A healthy human brain begins its life from a starting point on an individual human being’s genetic map and is influenced by the unique, multi-layered environment into which it is born. It is programmed to learn; to soak up the world around it; to make sense of it all; and, to find its own place and personality. As it drives the physical growth of the body, it is reaching further out into the world, giving it access to more sensory treasures. It is a relentless effort to learn about the world and gain influence over it.
The human brain learns through a remarkable process of gathering information from an environment that includes the body in which it resides; the support it receives from the people who provide care and nourishment; and from the infinite but unique physical universe around it.
No two brains are the same and each is born at a unique juncture of the dimensions of space, time, and energy. How it functions, physiologically is a process of collecting data from the stimuli in the universe, through all its sensory apparatus, and forming connections and pathways along its neural network.

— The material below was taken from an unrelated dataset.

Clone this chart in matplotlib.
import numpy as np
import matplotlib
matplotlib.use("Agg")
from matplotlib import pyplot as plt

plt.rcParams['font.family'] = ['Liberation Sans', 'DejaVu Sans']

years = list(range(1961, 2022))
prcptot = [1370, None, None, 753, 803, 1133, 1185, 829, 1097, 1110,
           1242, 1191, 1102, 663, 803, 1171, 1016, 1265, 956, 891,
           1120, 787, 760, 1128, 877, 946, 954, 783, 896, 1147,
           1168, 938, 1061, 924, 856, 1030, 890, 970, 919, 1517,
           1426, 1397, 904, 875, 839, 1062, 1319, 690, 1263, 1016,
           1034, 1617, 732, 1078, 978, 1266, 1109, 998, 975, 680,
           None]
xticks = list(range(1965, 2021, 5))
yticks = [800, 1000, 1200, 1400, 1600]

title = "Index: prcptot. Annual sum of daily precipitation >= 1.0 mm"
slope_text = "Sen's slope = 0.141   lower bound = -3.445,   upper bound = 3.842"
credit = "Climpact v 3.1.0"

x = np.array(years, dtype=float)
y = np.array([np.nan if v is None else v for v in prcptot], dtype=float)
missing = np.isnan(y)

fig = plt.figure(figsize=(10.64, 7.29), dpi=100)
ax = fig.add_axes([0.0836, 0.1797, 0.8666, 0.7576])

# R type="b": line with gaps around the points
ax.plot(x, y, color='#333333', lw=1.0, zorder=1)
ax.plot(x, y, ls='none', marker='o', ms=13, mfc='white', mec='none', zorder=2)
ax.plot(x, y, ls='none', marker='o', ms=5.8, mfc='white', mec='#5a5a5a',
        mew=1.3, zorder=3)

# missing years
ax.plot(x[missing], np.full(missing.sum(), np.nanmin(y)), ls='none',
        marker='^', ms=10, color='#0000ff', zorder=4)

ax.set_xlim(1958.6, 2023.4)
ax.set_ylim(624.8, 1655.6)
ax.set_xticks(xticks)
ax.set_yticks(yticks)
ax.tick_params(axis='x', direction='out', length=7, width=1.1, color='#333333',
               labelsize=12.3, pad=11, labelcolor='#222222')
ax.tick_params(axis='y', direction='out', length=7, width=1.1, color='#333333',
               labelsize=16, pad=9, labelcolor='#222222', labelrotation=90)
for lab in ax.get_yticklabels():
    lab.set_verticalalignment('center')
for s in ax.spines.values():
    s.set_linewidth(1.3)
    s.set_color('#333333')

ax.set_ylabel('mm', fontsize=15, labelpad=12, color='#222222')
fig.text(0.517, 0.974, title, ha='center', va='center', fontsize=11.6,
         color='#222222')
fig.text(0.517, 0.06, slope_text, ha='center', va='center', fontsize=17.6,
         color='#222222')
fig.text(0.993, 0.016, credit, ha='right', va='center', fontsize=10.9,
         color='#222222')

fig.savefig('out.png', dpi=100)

While science has learned much about how a brain forms those connections and pathways along its neural network, there is much more to learn. The brain remains one of the great mysteries of the universe.
The world’s scientists seem to agree about how we describe this process, based upon their collective observations, and have identified key developmental milestones that are common to every brain, whatever the time frame in which the milestones are reached—a lesson the drafters of academic standards would do well to learn. We must remember, however, that the observations of these scientists only describe the brain’s function, they do not define it. The brain, we might, say is its own architect. The brain functions at its own pace and rhythm within a world of incessant change.
Educators who assume responsibility for teaching the child in whom the brain resides must remind themselves they have no control over what the brain may have experienced before we became involved. We must begin our work at the unique point where we find it on its developmental path. It is not ours to command.
Whatever he or she has endured, the brain’s motivation to learn is intrinsic. If environmental factors impede the brain’s growth and development, at any point along the way, there is a price to be paid but the brain is, also, a remarkably resilient entity that can learn almost anything. We have seen how people, even at an advanced age, can recover from debilitating strokes and some injuries. The brain is, at once, fragile and virile. It helps if we remember the brain does not unlearn things rather it keeps making new connections, gradually building on and/or replacing what was known before. Thus it is never too late to start anew.
The more stress and trauma a young brain may have endured, however, the more it needs our patient time, love, attention, and protection. Any challenges the child presents to his or her teachers reflect life experiences over which that child has had no control. Our purpose is to neither label nor pass judgment; neither should we keep score or assign grades. Our mission is to help the brain move down its development path and help the child become the best version of him or herself. Even after periods of deprivation the brain is ready to learn, again. As it learns, the pace of learning accelerates.
We must never give up on a child’s potential to learn, to catch up when they are behind, or to create something of value to the world; with a little help from us.